TEMPO.CO, Lumajang - Konflik terkait dengan keberadaan tambang pasir liar di Pantai Watu Pecak, Desa Selok Awar-Awar, Pasirian, Lumajang, Jawa Timur, diibaratkan kisah dalam Mahabarata, yakni saudara saling berhadapan. Konflik di Watu Pecak berujung pada terbunuhnya Salim Kancil serta penganiayaan Tosan.
"Konflik itu menyisakan luka batin berkepanjangan, baik di kubu korban maupun kubu para pelaku," kata Abdul Hamid, tokoh penentang tambang pasir liar saat berbincang dengan Tempo, Selasa, 1 Maret 2016.
Hamid mengatakan pertarungan kepentingan antara kelompok pro tambang dan kontra tambang seperti pertarungan Baratayuda di medan Kurukshetra. Kubu kontra ialah Salim Kancil dan Tosan. Sedangkan kubu para pelaku atau pro tambang adalah bekas Kepala Desa Haryono serta Ketua Tim 12, Mad Dasir.
Sama halnya dengan perang Baratayuda, pada pertarungan kepentingan di Desa Selok Awar-Awar, sesama saudara atau kerabat bertengkar soal tambang.
Hamid dan Ikhsan, peletak dasar perlawanan terhadap penambangan pasir di Selok Awar-Awar, ternyata masih kerabat dekat Mad Dasir, pentolan Tim 12 yang merupakan pengikut Hariyono. Hamid adalah salah satu dari sejumlah orang yang menjadi target penyerangan Tim 12 beserta antek-anteknya. "Saya sebenarnya masih saudara Mad Dasir," kata Hamid.
Di sisi lain, Salim Kancil yang terbunuh dikenal juga masih kerabat dekat Hariyono.
"Kancil dan Pak Si (Sapari) masih kerabat dekat Haryono," kata Hamid.
Sapari, kata Hamid, juga menjadi target sasaran penyerangan Tim 12 pada hari terjadinya tragedi Salim Kancil, Sabtu pagi, 26 September 2015. Sedangkan Tosan bukan warga asli Desa Selok Awar-Awar.

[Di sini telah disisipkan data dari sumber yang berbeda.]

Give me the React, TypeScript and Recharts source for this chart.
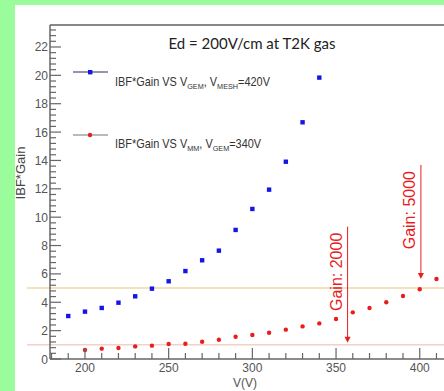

Ia baru belakangan ini bergabung dengan kelompok penentang tambang pasir.
Hamid menceritakan, awal menentang illegal mining, yakni pada Maret 2015, ia bersama Pak Si, Mad Sapi'I, pergi ke Jakarta untuk mencurahkan perhatiannya kepada ICW, Walhi, dan Presiden Jokowi. "Saya naik bus. Dua teman saya hanya bersandal jepit," kata Hamid.
Uang saku yang digunakan pergi ke Jakarta saat itu berasal dari hasil menjual gudel alias anak kerbau milik Pak Si. "Laku Rp 4 juta. Berangkatlah kami ke Jakarta," kata Hamid. Di Kantor ICW, Hamid dan dua temannya diarahkan ke Walhi.
Setelah kembali ke Lumajang, Mat Sapi'i diintimidasi oleh Tim 12 sampai ketakutan dan tak lagi aktif dalam gerakan menentang penambangan. "Mat Sapi'i mundur, masuk lah Salim Kancil."
Tosan aktif bergabung pada bulan ketujuh, 2 bulan sebelum tragedi. Hal ini diakui oleh Tosan dalam persidangan di Pengadilan Negeri Surabaya. Kisah pertentangan saudara ini diungkapkan Hamid di hadapan majelis hakim dalam sidang kasus Salim Kancil.
Hamid, secara pribadi, memaafkan Mat Dasir cs. "Namun secara hukum mereka harus mempertanggungjawabkan perbuatannya," kata Hamid.